Nurses at five Allina Health hospitals will vote Monday whether to authorize potential strikes or accept three-year contracts in a showdown over Allina's insistence that they give up their union-protected health insurance and move to their employer's standard benefits.
A "no" vote would empower negotiators with the Minnesota Nurses Association to set strikes at one or more of the hospitals — Abbott Northwestern and Phillips Eye Institute in Minneapolis, United in St. Paul, Mercy in Coon Rapids and Unity in Fridley.
Allina would receive a 10-day notice of the location and duration of any strike to hire and train temp nurses.
"It is our fervent desire not to have a strike at our facilities," said Christine Moore, Allina's senior vice president of human resources. "We don't think a strike benefits anybody."

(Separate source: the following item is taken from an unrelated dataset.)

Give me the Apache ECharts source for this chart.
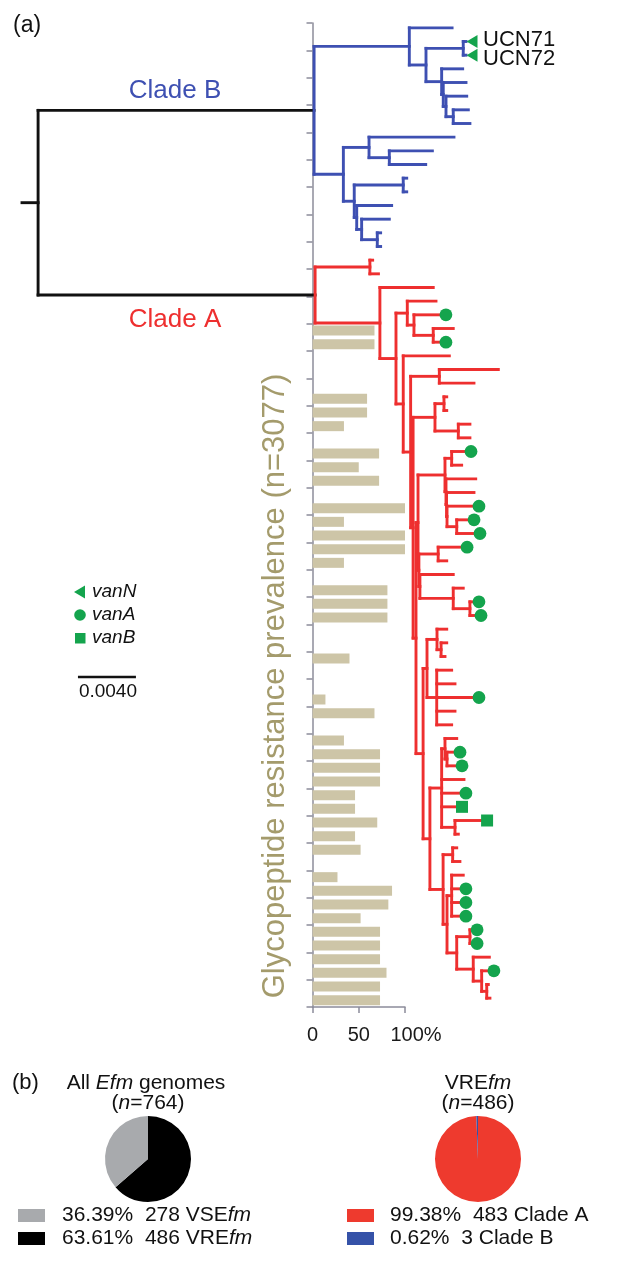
<!DOCTYPE html>
<html><head><meta charset="utf-8"><title>Efm phylogeny</title>
<script src="https://cdn.jsdelivr.net/npm/echarts@6/dist/echarts.min.js"></script>
<style>html,body{margin:0;padding:0;background:#fff;}#chart{width:619px;height:1276px;}</style>
</head><body><div id="chart"></div>
<script>
const FONT = 'Liberation Sans, Arial, Helvetica, sans-serif';

// ---------------- DATA ----------------
// Tree depths in units of 0.001 substitutions/site from the root.
// Leaf: [depth, marker?, label?]  Internal: [depth, [children...]]
// Markers: 'N' = vanN, 'A' = vanA, 'B' = vanB
const rootDepth = 1.11;
const cladeBTree = [20.15, [
  [26.72, [
    [29.67],
    [27.87, [
      [30.44, [[30.63, 'N', 'UCN71'], [30.63, 'N', 'UCN72']]],
      [28.95, [
        [30.40],
        [29.06, [
          [30.63],
          [29.25, [
            [30.68],
            [29.75, [[30.79], [30.90]]]
          ]]
        ]]
      ]]
    ]]
  ]],
  [22.17, [
    [23.94, [
      [29.80],
      [25.34, [[28.31], [27.85]]]
    ]],
    [22.92, [
      [26.30, [[26.54], [26.54]]],
      [23.09, [
        [25.50],
        [23.43, [
          [25.34],
          [24.51, [[24.74], [24.74]]]
        ]]
      ]]
    ]]
  ]]
]];

const cladeATree = [20.22, [
  [24.00, [[24.19], [24.59]]],
  [24.69, [
    [28.37],
    [25.80, [
      [26.58, [
        [28.56],
        [27.04, [
          [28.83, 'A'],
          [28.37, [[29.75], [28.83, 'A']]]
        ]]
      ]],
      [26.30, [
        [29.48],
        [26.81, [
          [28.79, [[32.86], [31.18]]],
          [26.98, [
            [28.49, [
              [29.11, [[29.30], [29.30]]],
              [30.10, [[30.90], [30.90]]]
            ]],
            [27.18, [
              [27.32, [
                [29.18, [
                  [29.64, [[30.56, 'A'], [30.33]]],
                  [29.25, [
                    [31.30],
                    [29.29, [
                      [31.18],
                      [29.32, [
                        [31.11, 'A'],
                        [29.99, [[30.77, 'A'], [31.18, 'A']]]
                      ]]
                    ]]
                  ]]
                ]],
                [27.38, [
                  [28.71, [[30.29, 'A'], [29.30]]],
                  [27.45, [
                    [29.75],
                    [29.75, [
                      [30.44],
                      [30.90, [[31.11, 'A'], [31.25, 'A']]]
                    ]]
                  ]]
                ]]
              ]],
              [27.67, [
                [27.94, [
                  [28.63, [[29.30], [28.91, [[29.30], [29.18]]]]],
                  [28.61, [[29.64], [29.87], [31.11, 'A'], [29.87], [29.64]]]
                ]],
                [28.14, [
                  [28.95, [
                    [29.18, [[29.99], [29.32, [[29.80, 'A'], [29.94, 'A']]]]],
                    [30.49],
                    [30.21, 'A'],
                    [29.94, 'B'],
                    [29.87, [[31.67, 'B'], [30.10]]]
                  ]],
                  [29.05, [
                    [29.71, [[29.99], [30.21]]],
                    [29.32, [
                      [29.64, [[30.44], [30.21, 'A'], [30.21, 'A'], [30.21, 'A']]],
                      [29.99, [
                        [30.90, [[30.98, 'A'], [30.98, 'A']]],
                        [31.13, [
                          [32.24],
                          [31.71, [
                            [32.14, 'A'],
                            [32.06, [[32.17], [32.28]]]
                          ]]
                        ]]
                      ]]
                    ]]
                  ]]
                ]]
              ]]
            ]]
          ]]
        ]]
      ]]
    ]]
  ]]
]];

const scaleBarLength = 4;      // 0.0040 substitutions/site
const scaleBarAt = [3.86, 47.5];

// Glycopeptide resistance prevalence (%) per tip row (null = no bar)
const prevalence = [
  null, null, null, null, null, null, null, null, null, null, null,
  null, null, null, null, null, null, null, null, null, null, null,
  67, 67, null, null, null, 59, 59, 34, null, 72, 50, 72, null,
  100, 34, 100, 100, 34, null, 81, 81, 81, null, null, 40, null, null,
  14, 67, null, 34, 73, 73, 73, 46, 46, 70, 46, 52, null,
  27, 86, 82, 52, 73, 73, 73, 80, 73, 73
];
const prevalenceTicks = [0, 50, 100];

const allGenomes = [
  { name: 'VREfm', value: 486, pct: '63.61%' },
  { name: 'VSEfm', value: 278, pct: '36.39%' }
];
const vreGenomes = [
  { name: 'Clade A', value: 483, pct: '99.38%' },
  { name: 'Clade B', value: 3, pct: '0.62%' }
];

// ---------------- TREE LAYOUT ----------------
const segs = { B: [], A: [], K: [] };
const marks = [];
let leafIdx = 0;
function lay(node, parentDepth, key) {
  const d = node[0];
  let y;
  if (Array.isArray(node[1])) {
    const ys = node[1].map(ch => lay(ch, d, key));
    y = (ys[0] + ys[ys.length - 1]) / 2;
    segs[key].push([d, ys[0], d, ys[ys.length - 1]]);
  } else {
    y = leafIdx++;
    if (node[1]) marks.push([d, y, node[1], node[2] || '']);
  }
  if (parentDepth != null) segs[key].push([parentDepth, y, d, y]);
  return y;
}
const yB = lay(cladeBTree, null, 'B');
const yA = lay(cladeATree, null, 'A');
const yRoot = (yB + yA) / 2;
segs.K.push([rootDepth, yB, cladeBTree[0], yB]);
segs.K.push([rootDepth, yA, cladeATree[0], yA]);
segs.K.push([rootDepth, yB, rootDepth, yA]);
segs.K.push([0, yRoot, rootDepth, yRoot]);

const rowIds = prevalence.map((_, i) => 'tip' + i);

const colors = { B: '#3e50b2', A: '#ee2f2f', K: '#111111' };
const green = '#14a44d';

function segSeries(key) {
  return {
    type: 'custom', xAxisIndex: 0, yAxisIndex: 0, silent: true, z: 5,
    data: segs[key],
    renderItem: (params, api) => {
      const p1 = api.coord([api.value(0), api.value(1)]);
      const p2 = api.coord([api.value(2), api.value(3)]);
      return { type: 'line', shape: { x1: p1[0], y1: p1[1], x2: p2[0], y2: p2[1] },
        style: { stroke: colors[key], lineWidth: 2.9, lineCap: 'square' } };
    }
  };
}

const option = {
  animation: false,
  backgroundColor: '#ffffff',
  grid: [
    { left: 22, top: 21, width: 579.83, height: 984 },
    { left: 312.5, top: 23, width: 92.5, height: 984 }
  ],
  xAxis: [
    { type: 'value', gridIndex: 0, min: 0, max: 40, show: false },
    { type: 'value', gridIndex: 1, min: prevalenceTicks[0], max: prevalenceTicks[2], interval: prevalenceTicks[1],
      axisLine: { show: true, lineStyle: { color: '#8c8c9a', width: 1.5 } },
      axisTick: { show: true, length: 6, lineStyle: { color: '#8c8c9a', width: 1.5 } },
      splitLine: { show: false },
      axisLabel: { fontSize: 20, color: '#1a1a1a', fontFamily: FONT, margin: 18,
        formatter: v => (v === 100 ? '{p|100%}' : String(v)),
        rich: { p: { fontSize: 20, color: '#1a1a1a', fontFamily: FONT, padding: [0, 0, 0, 22] } } } }
  ],
  yAxis: [
    { type: 'value', gridIndex: 0, min: -0.5, max: 71.5, inverse: true, show: false },
    { type: 'category', gridIndex: 1, data: rowIds, inverse: true,
      axisLine: { show: true, lineStyle: { color: '#8c8c9a', width: 1.5 } },
      axisTick: { show: true, length: 6, alignWithLabel: false, lineStyle: { color: '#8c8c9a', width: 1.5 } },
      axisLabel: { show: false }, splitLine: { show: false } }
  ],
  series: [
    { type: 'bar', xAxisIndex: 1, yAxisIndex: 1, data: prevalence, barWidth: 10,
      itemStyle: { color: '#cdc5a7' }, silent: true, z: 2 },
    segSeries('K'), segSeries('B'), segSeries('A'),
    { type: 'custom', xAxisIndex: 0, yAxisIndex: 0, silent: true, z: 6,
      data: marks.map(m => [m[0], m[1]]),
      renderItem: (params, api) => {
        const m = marks[params.dataIndex];
        const p = api.coord([api.value(0), api.value(1)]);
        const ch = [];
        if (m[2] === 'A') ch.push({ type: 'circle', shape: { cx: p[0] + 6, cy: p[1], r: 6.4 }, style: { fill: green } });
        else if (m[2] === 'B') ch.push({ type: 'rect', shape: { x: p[0], y: p[1] - 6, width: 12, height: 12 }, style: { fill: green } });
        else if (m[2] === 'N') ch.push({ type: 'polygon', shape: { points: [[p[0] + 0.5, p[1]], [p[0] + 11.5, p[1] - 6.5], [p[0] + 11.5, p[1] + 6.5]] }, style: { fill: green } });
        if (m[3]) {
          const first = !marks.slice(0, params.dataIndex).some(o => o[3]);
          ch.push({ type: 'text', x: p[0] + 17, y: p[1] + (first ? -1.5 : 3.5),
            style: { text: m[3], font: '22px ' + FONT, fill: '#111', align: 'left', verticalAlign: 'middle' } });
        }
        return { type: 'group', children: ch };
      }
    },
    { type: 'custom', xAxisIndex: 0, yAxisIndex: 0, silent: true, z: 6,
      data: [[scaleBarAt[0], scaleBarAt[1], scaleBarLength]],
      renderItem: (params, api) => {
        const a = api.coord([api.value(0), api.value(1)]);
        const b = api.coord([api.value(0) + api.value(2), api.value(1)]);
        return { type: 'group', children: [
          { type: 'line', shape: { x1: a[0], y1: a[1], x2: b[0], y2: b[1] }, style: { stroke: '#111', lineWidth: 2.5 } },
          { type: 'text', x: (a[0] + b[0]) / 2 + 1, y: a[1] + 15, style: { text: (api.value(2) / 1000).toFixed(4), font: '19px ' + FONT, fill: '#111', align: 'center', verticalAlign: 'middle' } }
        ] };
      }
    },
    { type: 'pie', center: [148, 1159], radius: 43, startAngle: 90, clockwise: true, silent: true,
      label: { show: false }, labelLine: { show: false },
      itemStyle: { borderWidth: 0 },
      data: allGenomes.map((d, i) => ({ name: d.name, value: d.value, itemStyle: { color: i === 0 ? '#000000' : '#a8aaad' } })) },
    { type: 'pie', center: [478, 1159], radius: 43, startAngle: 90, clockwise: true, silent: true,
      label: { show: false }, labelLine: { show: false },
      itemStyle: { borderWidth: 0 },
      data: vreGenomes.map((d, i) => ({ name: d.name, value: d.value, itemStyle: { color: i === 0 ? '#ee3a2e' : '#3552a8' } })) }
  ],
  graphic: []
};

function txt(x, y, text, size, color, align, extra) {
  return Object.assign({ type: 'text', x, y, silent: true, style: Object.assign({
    text, fontSize: size, fontFamily: FONT, fill: color, align: align || 'left', verticalAlign: 'middle',
    rich: { i: { fontSize: size, fontFamily: FONT, fontStyle: 'italic', fill: color } }
  }, extra || {}) });
}

const g = option.graphic;
g.push(txt(13, 26, '(a)', 23, '#111'));
g.push(txt(175, 91, 'Clade B', 26, colors.B, 'center'));
g.push(txt(175, 320, 'Clade A', 26, colors.A, 'center'));
g.push(Object.assign(txt(275, 686, 'Glycopeptide resistance prevalence (n=3077)', 31, '#a49b6c', 'center'), { rotation: Math.PI / 2 }));
// gene legend
g.push({ type: 'polygon', silent: true, shape: { points: [[74, 592], [85, 585.5], [85, 598.5]] }, style: { fill: green } });
g.push({ type: 'circle', silent: true, shape: { cx: 80, cy: 615, r: 5.8 }, style: { fill: green } });
g.push({ type: 'rect', silent: true, shape: { x: 75, y: 633, width: 10.5, height: 10.5 }, style: { fill: green } });
g.push(txt(92, 592, '{i|vanN}', 19, '#111'));
g.push(txt(92, 615, '{i|vanA}', 19, '#111'));
g.push(txt(92, 638, '{i|vanB}', 19, '#111'));
// panel b
g.push(txt(12, 1083, '(b)', 22, '#111'));
g.push(txt(146, 1083, 'All {i|Efm} genomes', 21, '#111', 'center'));
g.push(txt(148, 1103, '({i|n}=' + (allGenomes[0].value + allGenomes[1].value) + ')', 21, '#111', 'center'));
g.push(txt(478, 1083, 'VRE{i|fm}', 21, '#111', 'center'));
g.push(txt(478, 1103, '({i|n}=' + (vreGenomes[0].value + vreGenomes[1].value) + ')', 21, '#111', 'center'));
g.push({ type: 'rect', silent: true, shape: { x: 18, y: 1209, width: 27, height: 13 }, style: { fill: '#a8aaad' } });
g.push({ type: 'rect', silent: true, shape: { x: 18, y: 1232, width: 27, height: 13 }, style: { fill: '#000000' } });
g.push(txt(62, 1215, allGenomes[1].pct + '  ' + allGenomes[1].value + ' VSE{i|fm}', 21, '#111'));
g.push(txt(62, 1238, allGenomes[0].pct + '  ' + allGenomes[0].value + ' VRE{i|fm}', 21, '#111'));
g.push({ type: 'rect', silent: true, shape: { x: 347, y: 1209, width: 27, height: 13 }, style: { fill: '#ee3a2e' } });
g.push({ type: 'rect', silent: true, shape: { x: 347, y: 1232, width: 27, height: 13 }, style: { fill: '#3552a8' } });
g.push(txt(390, 1215, vreGenomes[0].pct + '  ' + vreGenomes[0].value + ' ' + vreGenomes[0].name, 21, '#111'));
g.push(txt(390, 1238, vreGenomes[1].pct + '  ' + vreGenomes[1].value + ' ' + vreGenomes[1].name, 21, '#111'));

const chart = echarts.init(document.getElementById('chart'), null, { renderer: 'canvas' });
chart.setOption(option);
</script>
</body></html>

The health system set the stage for such a possibility by pressing its 4,800 contract nurses to drop the option of union health plans — plans that are falling out of favor at many companies because of their high premiums but small or no deductibles — and presenting a final offer last week that would phase them out.
The laser focus on health plans has frustrated union negotiators and nurses, who as a result couldn't make traction on other issues such as nurse-to-patient staffing levels and safety in an era of increasing workplace assaults on nurses.
"They were adamant; unless we brought a proposal to transition off the MNA plans, all four of them, they didn't want to discuss any other proposals," said Angie Becchetti, a nurse on the bargaining committee.
In some ways, the negotiation distills 20 years of change in U.S. health care financing to a single vote.